Exercise details.
With the pictures left out, copy the listing below exactly.

Data section.
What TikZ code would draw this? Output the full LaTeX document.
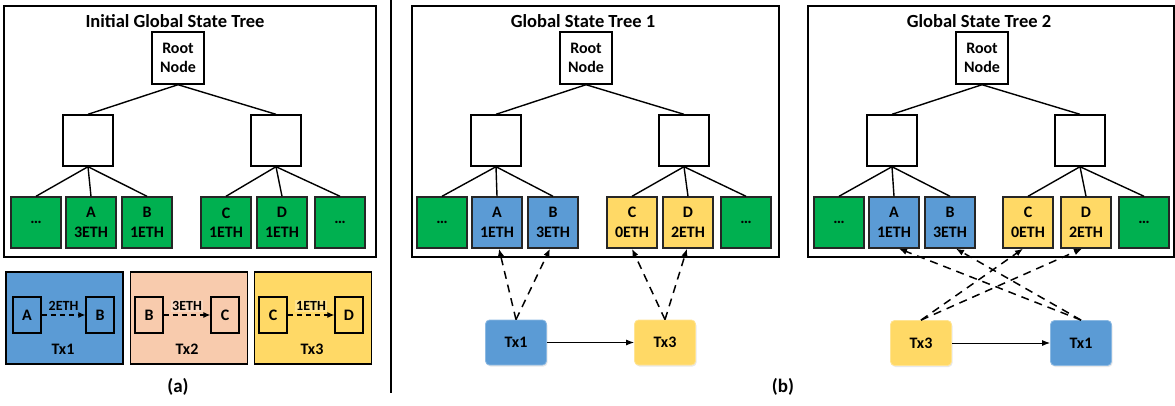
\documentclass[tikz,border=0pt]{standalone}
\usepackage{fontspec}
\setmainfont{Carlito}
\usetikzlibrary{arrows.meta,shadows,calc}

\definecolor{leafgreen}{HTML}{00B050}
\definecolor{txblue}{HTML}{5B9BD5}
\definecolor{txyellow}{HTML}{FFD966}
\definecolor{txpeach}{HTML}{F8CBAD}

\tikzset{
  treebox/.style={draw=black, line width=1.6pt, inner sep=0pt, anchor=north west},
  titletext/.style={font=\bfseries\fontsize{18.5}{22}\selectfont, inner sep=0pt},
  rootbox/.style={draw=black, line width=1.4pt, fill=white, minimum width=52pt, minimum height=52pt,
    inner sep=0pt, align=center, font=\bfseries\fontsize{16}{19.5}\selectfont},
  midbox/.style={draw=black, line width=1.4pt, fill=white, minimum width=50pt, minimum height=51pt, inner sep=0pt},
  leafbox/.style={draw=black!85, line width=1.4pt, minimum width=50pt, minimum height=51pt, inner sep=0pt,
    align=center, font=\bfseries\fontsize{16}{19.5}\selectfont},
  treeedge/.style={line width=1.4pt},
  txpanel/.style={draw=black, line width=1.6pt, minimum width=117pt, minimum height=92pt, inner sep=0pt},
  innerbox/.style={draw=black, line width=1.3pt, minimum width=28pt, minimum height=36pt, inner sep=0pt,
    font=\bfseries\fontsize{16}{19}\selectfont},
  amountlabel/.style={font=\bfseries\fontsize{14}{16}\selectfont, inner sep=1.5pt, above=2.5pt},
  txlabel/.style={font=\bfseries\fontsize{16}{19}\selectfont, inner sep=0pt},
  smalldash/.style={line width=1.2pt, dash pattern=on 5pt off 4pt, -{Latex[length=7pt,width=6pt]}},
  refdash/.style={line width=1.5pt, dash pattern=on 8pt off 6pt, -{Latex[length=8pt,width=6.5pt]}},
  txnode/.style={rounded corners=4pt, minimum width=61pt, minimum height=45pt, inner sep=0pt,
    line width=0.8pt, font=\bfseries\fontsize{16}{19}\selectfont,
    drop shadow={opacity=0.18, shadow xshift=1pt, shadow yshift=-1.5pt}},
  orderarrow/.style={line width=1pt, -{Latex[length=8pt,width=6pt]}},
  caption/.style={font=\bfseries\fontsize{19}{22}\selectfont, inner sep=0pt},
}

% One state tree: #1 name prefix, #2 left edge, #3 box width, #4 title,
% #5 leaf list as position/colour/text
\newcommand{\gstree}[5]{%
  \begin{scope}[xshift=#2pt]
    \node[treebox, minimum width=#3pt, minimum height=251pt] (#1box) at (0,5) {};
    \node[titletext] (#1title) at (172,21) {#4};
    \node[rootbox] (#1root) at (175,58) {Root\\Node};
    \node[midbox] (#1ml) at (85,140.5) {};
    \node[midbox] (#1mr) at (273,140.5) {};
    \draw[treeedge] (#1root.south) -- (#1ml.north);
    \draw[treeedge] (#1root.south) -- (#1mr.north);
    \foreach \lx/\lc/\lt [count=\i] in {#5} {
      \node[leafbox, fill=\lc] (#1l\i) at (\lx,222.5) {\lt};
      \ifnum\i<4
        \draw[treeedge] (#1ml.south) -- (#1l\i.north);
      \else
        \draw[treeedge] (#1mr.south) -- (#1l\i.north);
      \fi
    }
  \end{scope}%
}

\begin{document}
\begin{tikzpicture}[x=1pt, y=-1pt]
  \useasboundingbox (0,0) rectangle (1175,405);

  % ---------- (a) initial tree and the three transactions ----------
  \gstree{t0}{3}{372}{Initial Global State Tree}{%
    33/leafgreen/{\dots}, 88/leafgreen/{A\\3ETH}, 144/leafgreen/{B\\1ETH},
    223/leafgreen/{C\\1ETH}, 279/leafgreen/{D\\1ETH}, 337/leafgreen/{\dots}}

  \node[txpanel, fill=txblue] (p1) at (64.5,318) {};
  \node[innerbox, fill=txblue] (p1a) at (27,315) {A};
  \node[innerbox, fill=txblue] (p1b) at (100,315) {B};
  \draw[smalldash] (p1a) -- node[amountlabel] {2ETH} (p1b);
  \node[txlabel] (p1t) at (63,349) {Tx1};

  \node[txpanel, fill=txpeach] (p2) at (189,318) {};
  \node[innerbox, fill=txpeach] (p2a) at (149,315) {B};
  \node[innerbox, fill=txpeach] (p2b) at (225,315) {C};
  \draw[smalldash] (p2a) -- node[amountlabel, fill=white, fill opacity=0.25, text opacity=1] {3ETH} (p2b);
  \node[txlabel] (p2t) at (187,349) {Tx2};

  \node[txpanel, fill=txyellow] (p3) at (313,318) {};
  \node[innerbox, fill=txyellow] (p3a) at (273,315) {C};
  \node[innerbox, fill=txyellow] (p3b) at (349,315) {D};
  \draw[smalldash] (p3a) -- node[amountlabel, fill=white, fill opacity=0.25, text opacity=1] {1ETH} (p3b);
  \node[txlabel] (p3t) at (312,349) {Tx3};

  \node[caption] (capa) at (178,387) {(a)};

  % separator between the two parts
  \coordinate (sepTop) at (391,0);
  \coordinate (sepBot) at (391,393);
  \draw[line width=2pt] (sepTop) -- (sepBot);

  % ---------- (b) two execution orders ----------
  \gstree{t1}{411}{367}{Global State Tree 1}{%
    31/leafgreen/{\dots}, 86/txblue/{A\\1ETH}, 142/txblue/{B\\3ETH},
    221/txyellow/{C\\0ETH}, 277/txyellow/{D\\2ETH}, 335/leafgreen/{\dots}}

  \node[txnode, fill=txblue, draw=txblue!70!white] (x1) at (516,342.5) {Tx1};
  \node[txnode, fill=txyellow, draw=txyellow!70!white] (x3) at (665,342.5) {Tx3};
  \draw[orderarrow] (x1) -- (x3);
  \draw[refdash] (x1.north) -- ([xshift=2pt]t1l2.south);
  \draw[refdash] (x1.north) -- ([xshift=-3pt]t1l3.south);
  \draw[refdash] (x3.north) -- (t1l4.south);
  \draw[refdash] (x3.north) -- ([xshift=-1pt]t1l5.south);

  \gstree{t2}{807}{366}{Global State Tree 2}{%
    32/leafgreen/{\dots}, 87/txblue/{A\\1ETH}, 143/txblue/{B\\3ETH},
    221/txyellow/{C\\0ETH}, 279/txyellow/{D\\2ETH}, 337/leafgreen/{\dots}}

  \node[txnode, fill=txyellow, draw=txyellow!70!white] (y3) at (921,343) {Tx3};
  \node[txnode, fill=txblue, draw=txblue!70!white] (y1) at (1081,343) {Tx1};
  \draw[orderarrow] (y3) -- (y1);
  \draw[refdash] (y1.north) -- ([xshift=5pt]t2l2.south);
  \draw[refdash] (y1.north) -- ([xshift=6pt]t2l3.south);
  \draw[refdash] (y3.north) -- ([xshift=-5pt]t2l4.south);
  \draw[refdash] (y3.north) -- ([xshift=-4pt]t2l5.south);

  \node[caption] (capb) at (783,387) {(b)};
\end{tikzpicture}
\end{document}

Task output.
What TikZ code would draw this? Output the full LaTeX document.
\documentclass[tikz,border=0pt]{standalone}
\usepackage{fontspec}
\setmainfont{Carlito}
\usetikzlibrary{arrows.meta,shadows,calc}

\definecolor{leafgreen}{HTML}{00B050}
\definecolor{txblue}{HTML}{5B9BD5}
\definecolor{txyellow}{HTML}{FFD966}
\definecolor{txpeach}{HTML}{F8CBAD}

\tikzset{
  treebox/.style={draw=black, line width=1.6pt, inner sep=0pt, anchor=north west},
  titletext/.style={font=\bfseries\fontsize{18.5}{22}\selectfont, inner sep=0pt},
  rootbox/.style={draw=black, line width=1.4pt, fill=white, minimum width=52pt, minimum height=52pt,
    inner sep=0pt, align=center, font=\bfseries\fontsize{16}{19.5}\selectfont},
  midbox/.style={draw=black, line width=1.4pt, fill=white, minimum width=50pt, minimum height=51pt, inner sep=0pt},
  leafbox/.style={draw=black!85, line width=1.4pt, minimum width=50pt, minimum height=51pt, inner sep=0pt,
    align=center, font=\bfseries\fontsize{16}{19.5}\selectfont},
  treeedge/.style={line width=1.4pt},
  txpanel/.style={draw=black, line width=1.6pt, minimum width=117pt, minimum height=92pt, inner sep=0pt},
  innerbox/.style={draw=black, line width=1.3pt, minimum width=28pt, minimum height=36pt, inner sep=0pt,
    font=\bfseries\fontsize{16}{19}\selectfont},
  amountlabel/.style={font=\bfseries\fontsize{14}{16}\selectfont, inner sep=1.5pt, above=2.5pt},
  txlabel/.style={font=\bfseries\fontsize{16}{19}\selectfont, inner sep=0pt},
  smalldash/.style={line width=1.2pt, dash pattern=on 5pt off 4pt, -{Latex[length=7pt,width=6pt]}},
  refdash/.style={line width=1.5pt, dash pattern=on 8pt off 6pt, -{Latex[length=8pt,width=6.5pt]}},
  txnode/.style={rounded corners=4pt, minimum width=61pt, minimum height=45pt, inner sep=0pt,
    line width=0.8pt, font=\bfseries\fontsize{16}{19}\selectfont,
    drop shadow={opacity=0.18, shadow xshift=1pt, shadow yshift=-1.5pt}},
  orderarrow/.style={line width=1pt, -{Latex[length=8pt,width=6pt]}},
  caption/.style={font=\bfseries\fontsize{19}{22}\selectfont, inner sep=0pt},
}

% One state tree: #1 name prefix, #2 left edge, #3 box width, #4 title,
% #5 leaf list as position/colour/text
\newcommand{\gstree}[5]{%
  \begin{scope}[xshift=#2pt]
    \node[treebox, minimum width=#3pt, minimum height=251pt] (#1box) at (0,5) {};
    \node[titletext] (#1title) at (172,21) {#4};
    \node[rootbox] (#1root) at (175,58) {Root\\Node};
    \node[midbox] (#1ml) at (85,140.5) {};
    \node[midbox] (#1mr) at (273,140.5) {};
    \draw[treeedge] (#1root.south) -- (#1ml.north);
    \draw[treeedge] (#1root.south) -- (#1mr.north);
    \foreach \lx/\lc/\lt [count=\i] in {#5} {
      \node[leafbox, fill=\lc] (#1l\i) at (\lx,222.5) {\lt};
      \ifnum\i<4
        \draw[treeedge] (#1ml.south) -- (#1l\i.north);
      \else
        \draw[treeedge] (#1mr.south) -- (#1l\i.north);
      \fi
    }
  \end{scope}%
}

\begin{document}
\begin{tikzpicture}[x=1pt, y=-1pt]
  \useasboundingbox (0,0) rectangle (1175,405);

  % ---------- (a) initial tree and the three transactions ----------
  \gstree{t0}{3}{372}{Initial Global State Tree}{%
    33/leafgreen/{\dots}, 88/leafgreen/{A\\3ETH}, 144/leafgreen/{B\\1ETH},
    223/leafgreen/{C\\1ETH}, 279/leafgreen/{D\\1ETH}, 337/leafgreen/{\dots}}

  \node[txpanel, fill=txblue] (p1) at (64.5,318) {};
  \node[innerbox, fill=txblue] (p1a) at (27,315) {A};
  \node[innerbox, fill=txblue] (p1b) at (100,315) {B};
  \draw[smalldash] (p1a) -- node[amountlabel] {2ETH} (p1b);
  \node[txlabel] (p1t) at (63,349) {Tx1};

  \node[txpanel, fill=txpeach] (p2) at (189,318) {};
  \node[innerbox, fill=txpeach] (p2a) at (149,315) {B};
  \node[innerbox, fill=txpeach] (p2b) at (225,315) {C};
  \draw[smalldash] (p2a) -- node[amountlabel, fill=white, fill opacity=0.25, text opacity=1] {3ETH} (p2b);
  \node[txlabel] (p2t) at (187,349) {Tx2};

  \node[txpanel, fill=txyellow] (p3) at (313,318) {};
  \node[innerbox, fill=txyellow] (p3a) at (273,315) {C};
  \node[innerbox, fill=txyellow] (p3b) at (349,315) {D};
  \draw[smalldash] (p3a) -- node[amountlabel, fill=white, fill opacity=0.25, text opacity=1] {1ETH} (p3b);
  \node[txlabel] (p3t) at (312,349) {Tx3};

  \node[caption] (capa) at (178,387) {(a)};

  % separator between the two parts
  \coordinate (sepTop) at (391,0);
  \coordinate (sepBot) at (391,393);
  \draw[line width=2pt] (sepTop) -- (sepBot);

  % ---------- (b) two execution orders ----------
  \gstree{t1}{411}{367}{Global State Tree 1}{%
    31/leafgreen/{\dots}, 86/txblue/{A\\1ETH}, 142/txblue/{B\\3ETH},
    221/txyellow/{C\\0ETH}, 277/txyellow/{D\\2ETH}, 335/leafgreen/{\dots}}

  \node[txnode, fill=txblue, draw=txblue!70!white] (x1) at (516,342.5) {Tx1};
  \node[txnode, fill=txyellow, draw=txyellow!70!white] (x3) at (665,342.5) {Tx3};
  \draw[orderarrow] (x1) -- (x3);
  \draw[refdash] (x1.north) -- ([xshift=2pt]t1l2.south);
  \draw[refdash] (x1.north) -- ([xshift=-3pt]t1l3.south);
  \draw[refdash] (x3.north) -- (t1l4.south);
  \draw[refdash] (x3.north) -- ([xshift=-1pt]t1l5.south);

  \gstree{t2}{807}{366}{Global State Tree 2}{%
    32/leafgreen/{\dots}, 87/txblue/{A\\1ETH}, 143/txblue/{B\\3ETH},
    221/txyellow/{C\\0ETH}, 279/txyellow/{D\\2ETH}, 337/leafgreen/{\dots}}

  \node[txnode, fill=txyellow, draw=txyellow!70!white] (y3) at (921,343) {Tx3};
  \node[txnode, fill=txblue, draw=txblue!70!white] (y1) at (1081,343) {Tx1};
  \draw[orderarrow] (y3) -- (y1);
  \draw[refdash] (y1.north) -- ([xshift=5pt]t2l2.south);
  \draw[refdash] (y1.north) -- ([xshift=6pt]t2l3.south);
  \draw[refdash] (y3.north) -- ([xshift=-5pt]t2l4.south);
  \draw[refdash] (y3.north) -- ([xshift=-4pt]t2l5.south);

  \node[caption] (capb) at (783,387) {(b)};
\end{tikzpicture}
\end{document}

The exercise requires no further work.